**Material provided:**
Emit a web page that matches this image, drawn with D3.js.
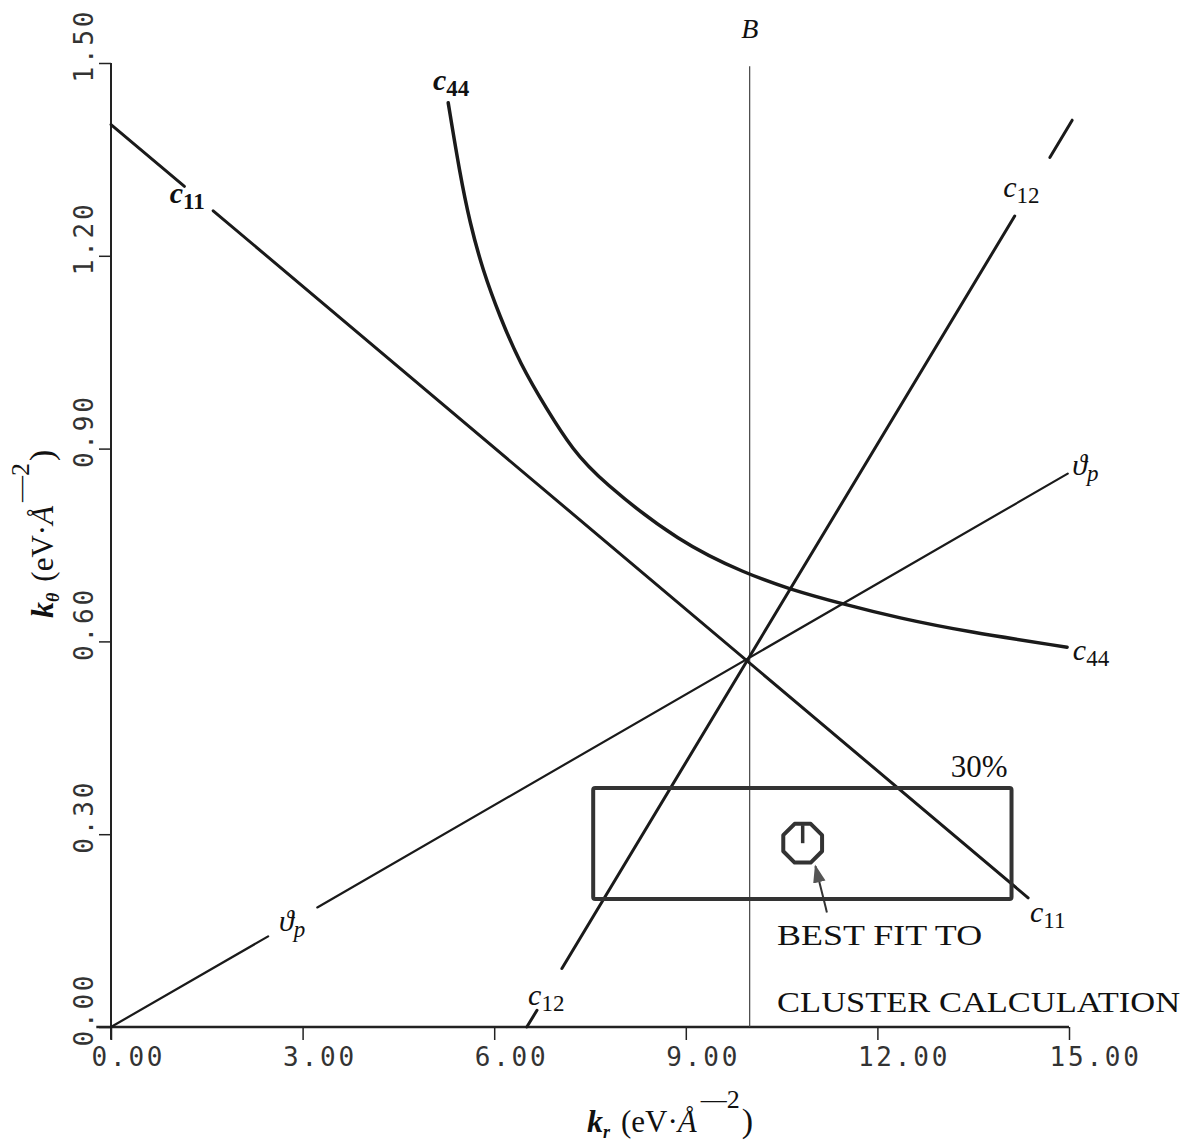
<!DOCTYPE html>
<html>
<head>
<meta charset="utf-8">
<script src="https://cdn.jsdelivr.net/npm/d3@7"></script>
<style>
  body { margin: 0; background: #fff; }
  svg { display: block; }
  .tick text { font-family: "DejaVu Sans Mono", monospace; fill: #333; }
  .serif { font-family: "Liberation Serif", "Times New Roman", serif; fill: #111; }
</style>
</head>
<body>
<div id="viz"></div>
<script>
var width = 1185,
    height = 1143;

// axis ticks
var xTicks = [0, 3, 6, 9, 12, 15];
var yTicks = [0, 0.30, 0.60, 0.90, 1.20, 1.50];

// straight lines, split where a label sits on them
var c11 = [[[0, 1.404], [1.15, 1.308]],
           [[1.6, 1.270], [14.36, 0.201]]];
var c12 = [[[6.51, 0.0], [6.67, 0.026]],
           [[7.06, 0.091], [14.15, 1.262]],
           [[14.70, 1.353], [15.05, 1.411]]];
var thetaP = [[[0, 0], [2.46, 0.141]],
              [[3.23, 0.186], [14.98, 0.861]]];

// c44 curve
var c44 = [[5.28, 1.438], [5.46, 1.329], [5.62, 1.251], [5.82, 1.178], [6.09, 1.105],
           [6.40, 1.033], [6.83, 0.960], [7.23, 0.898], [7.66, 0.851], [8.91, 0.753],
           [9.96, 0.705], [10.60, 0.682], [11.46, 0.658], [12.35, 0.636], [13.40, 0.615],
           [14.97, 0.591]];

var lineB = 10.0;                       // vertical line "B"
var fitBox = {x0: 7.55, x1: 14.1, y0: 0.199, y1: 0.372};
var bestFit = [10.83, 0.286];
var arrowFrom = [11.21, 0.178], arrowTo = [11.03, 0.250];

var x = d3.scaleLinear().domain([0, 15]).range([111, 1069]);
var y = d3.scaleLinear().domain([0, 1.5]).range([1027, 63]);

var svg = d3.select("div#viz")
    .append("svg")
    .attr("width", width)
    .attr("height", height);

svg.append("defs").append("marker")
    .attr("id", "arrow")
    .attr("viewBox", "0 -5 10 10")
    .attr("refX", 9)
    .attr("refY", 0)
    .attr("markerWidth", 9)
    .attr("markerHeight", 9)
    .attr("markerUnits", "strokeWidth")
    .attr("orient", "auto")
    .append("path")
    .attr("d", "M0,-3.5L10,0L0,3.5Z")
    .attr("fill", "#555");

// axes
var yAxis = svg.append("g")
    .attr("transform", "translate(" + x(0) + ",0)")
    .call(d3.axisLeft(y).tickValues(yTicks).tickSize(12).tickSizeOuter(0)
        .tickFormat(d3.format(".2f")));
yAxis.select(".domain").remove();
yAxis.selectAll(".tick line").attr("stroke", "#222").attr("stroke-width", 1.5);
yAxis.selectAll(".tick text")
    .attr("x", null).attr("dy", null)
    .attr("text-anchor", "start")
    .attr("font-size", 26)
    .attr("letter-spacing", 2.8)
    .attr("transform", "translate(-18,19) rotate(-90)");

var xAxis = svg.append("g")
    .attr("transform", "translate(0," + y(0) + ")")
    .call(d3.axisBottom(x).tickValues(xTicks).tickSize(13).tickSizeOuter(0)
        .tickFormat(d3.format(".2f")));
xAxis.select(".domain").remove();
xAxis.selectAll(".tick line").attr("stroke", "#222").attr("stroke-width", 1.5);
xAxis.selectAll(".tick text")
    .attr("dy", null)
    .attr("x", -20)
    .attr("y", 39)
    .attr("text-anchor", "start")
    .attr("font-size", 26)
    .attr("letter-spacing", 2.8);

// axis lines (a bit past the origin like the plotter did)
svg.append("line")
    .attr("x1", x(0)).attr("x2", x(0))
    .attr("y1", y(1.5)).attr("y2", y(-0.02))
    .attr("stroke", "#222").attr("stroke-width", 2);
svg.append("line")
    .attr("x1", x(-0.23)).attr("x2", x(15))
    .attr("y1", y(0)).attr("y2", y(0))
    .attr("stroke", "#222").attr("stroke-width", 2.5);

// vertical line B
svg.append("line")
    .attr("x1", x(lineB)).attr("x2", x(lineB))
    .attr("y1", y(1.495)).attr("y2", y(0))
    .attr("stroke", "#444").attr("stroke-width", 1.2);

var line = d3.line()
    .x(function(d) { return x(d[0]); })
    .y(function(d) { return y(d[1]); });

function drawSegments(segs, w) {
    svg.append("g").selectAll("path")
        .data(segs)
        .enter().append("path")
        .attr("d", line)
        .attr("fill", "none")
        .attr("stroke", "#1a1a1a")
        .attr("stroke-width", w)
        .attr("stroke-linecap", "round");
}
drawSegments(c11, 3);
drawSegments(c12, 3);
drawSegments(thetaP, 2.2);

svg.append("path")
    .datum(c44)
    .attr("d", d3.line()
        .x(function(d) { return x(d[0]); })
        .y(function(d) { return y(d[1]); })
        .curve(d3.curveBasis))
    .attr("fill", "none")
    .attr("stroke", "#1a1a1a")
    .attr("stroke-width", 3.5)
    .attr("stroke-linecap", "round");

// fit box
svg.append("rect")
    .attr("x", x(fitBox.x0))
    .attr("y", y(fitBox.y1))
    .attr("width", x(fitBox.x1) - x(fitBox.x0))
    .attr("height", y(fitBox.y0) - y(fitBox.y1))
    .attr("rx", 2)
    .attr("fill", "none")
    .attr("stroke", "#333")
    .attr("stroke-width", 4);

// best fit octagon
var bx = x(bestFit[0]), by = y(bestFit[1]), r = 21;
var oct = d3.range(8).map(function(i) {
    var a = Math.PI / 8 + i * Math.PI / 4;
    return [bx + r * Math.cos(a), by + r * Math.sin(a)];
});
svg.append("path")
    .attr("d", "M" + oct.join("L") + "Z")
    .attr("fill", "none")
    .attr("stroke", "#333")
    .attr("stroke-width", 4)
    .attr("stroke-linejoin", "round");
svg.append("line")
    .attr("x1", bx).attr("x2", bx)
    .attr("y1", by - r + 3).attr("y2", by)
    .attr("stroke", "#333").attr("stroke-width", 3.5);

svg.append("line")
    .attr("x1", x(arrowFrom[0])).attr("y1", y(arrowFrom[1]))
    .attr("x2", x(arrowTo[0])).attr("y2", y(arrowTo[1]))
    .attr("stroke", "#333").attr("stroke-width", 2)
    .attr("marker-end", "url(#arrow)");

// curve labels: [text, sub, kr, ktheta, bold]
var labels = [
    ["c", "11", 0.92, 1.282, true],
    ["c", "11", 14.39, 0.163, false],
    ["c", "44", 5.04, 1.458, true],
    ["c", "44", 15.06, 0.571, false],
    ["c", "12", 13.97, 1.292, false],
    ["c", "12", 6.53, 0.034, false],
    ["\u03d1", "p", 2.63, 0.150, false],
    ["\u03d1", "p", 15.05, 0.859, false]
];

var lab = svg.append("g").selectAll("text")
    .data(labels)
    .enter().append("text")
    .attr("class", "serif")
    .attr("x", function(d) { return x(d[2]); })
    .attr("y", function(d) { return y(d[3]); })
    .attr("font-weight", function(d) { return d[4] ? "bold" : "normal"; });
lab.append("tspan")
    .attr("font-style", "italic")
    .attr("font-size", 30)
    .text(function(d) { return d[0]; });
lab.append("tspan")
    .attr("font-size", 23)
    .attr("dy", 6)
    .attr("font-style", function(d) { return d[1] == "p" ? "italic" : "normal"; })
    .text(function(d) { return d[1]; });

// B
svg.append("text")
    .attr("class", "serif")
    .attr("x", x(9.87)).attr("y", y(1.539))
    .attr("font-size", 28)
    .attr("font-style", "italic")
    .text("B");

svg.append("text")
    .attr("class", "serif")
    .attr("x", x(13.15)).attr("y", y(0.389))
    .attr("font-size", 31)
    .text("30%");

svg.append("text")
    .attr("class", "serif")
    .attr("x", x(10.43)).attr("y", y(0.127))
    .attr("font-size", 29)
    .attr("textLength", 205)
    .attr("lengthAdjust", "spacingAndGlyphs")
    .text("BEST FIT TO");

svg.append("text")
    .attr("class", "serif")
    .attr("x", x(10.43)).attr("y", y(0.023))
    .attr("font-size", 29)
    .attr("textLength", 403)
    .attr("lengthAdjust", "spacingAndGlyphs")
    .text("CLUSTER CALCULATION");

// axis titles
function axisTitle(g, sub) {
    g.append("tspan").attr("font-weight", "bold").attr("font-style", "italic")
        .attr("font-size", 32).text("k");
    g.append("tspan").attr("font-weight", "bold").attr("font-style", "italic")
        .attr("font-size", 18).attr("dy", 6).text(sub);
    g.append("tspan").attr("font-size", 31).attr("dy", -6).attr("dx", 11).text("(eV\u00b7");
    g.append("tspan").attr("font-size", 31).attr("font-style", "italic").text("\u00c5");
    g.append("tspan").attr("font-size", 26).attr("dy", -24).attr("dx", 4).text("\u2014");
    g.append("tspan").attr("font-size", 26).text("2");
    g.append("tspan").attr("font-size", 34).attr("dy", 24).attr("dx", 2).text(")");
}

svg.append("text")
    .attr("class", "serif")
    .attr("transform", "translate(53,618) rotate(-90)")
    .call(axisTitle, "\u03b8");

svg.append("text")
    .attr("class", "serif")
    .attr("transform", "translate(587,1132)")
    .call(axisTitle, "r");
</script>
</body>
</html>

**The exercise:** Restate, line by line and word for word, everything from the top of the material through the line that contains "var y = d3.scaleLinear().domain([0, 1.5]).range([1027, 63]);". Leave pictures out.

**In response:**
Emit a web page that matches this image, drawn with D3.js.
<!DOCTYPE html>
<html>
<head>
<meta charset="utf-8">
<script src="https://cdn.jsdelivr.net/npm/d3@7"></script>
<style>
  body { margin: 0; background: #fff; }
  svg { display: block; }
  .tick text { font-family: "DejaVu Sans Mono", monospace; fill: #333; }
  .serif { font-family: "Liberation Serif", "Times New Roman", serif; fill: #111; }
</style>
</head>
<body>
<div id="viz"></div>
<script>
var width = 1185,
    height = 1143;

// axis ticks
var xTicks = [0, 3, 6, 9, 12, 15];
var yTicks = [0, 0.30, 0.60, 0.90, 1.20, 1.50];

// straight lines, split where a label sits on them
var c11 = [[[0, 1.404], [1.15, 1.308]],
           [[1.6, 1.270], [14.36, 0.201]]];
var c12 = [[[6.51, 0.0], [6.67, 0.026]],
           [[7.06, 0.091], [14.15, 1.262]],
           [[14.70, 1.353], [15.05, 1.411]]];
var thetaP = [[[0, 0], [2.46, 0.141]],
              [[3.23, 0.186], [14.98, 0.861]]];

// c44 curve
var c44 = [[5.28, 1.438], [5.46, 1.329], [5.62, 1.251], [5.82, 1.178], [6.09, 1.105],
           [6.40, 1.033], [6.83, 0.960], [7.23, 0.898], [7.66, 0.851], [8.91, 0.753],
           [9.96, 0.705], [10.60, 0.682], [11.46, 0.658], [12.35, 0.636], [13.40, 0.615],
           [14.97, 0.591]];

var lineB = 10.0;                       // vertical line "B"
var fitBox = {x0: 7.55, x1: 14.1, y0: 0.199, y1: 0.372};
var bestFit = [10.83, 0.286];
var arrowFrom = [11.21, 0.178], arrowTo = [11.03, 0.250];

var x = d3.scaleLinear().domain([0, 15]).range([111, 1069]);
var y = d3.scaleLinear().domain([0, 1.5]).range([1027, 63]);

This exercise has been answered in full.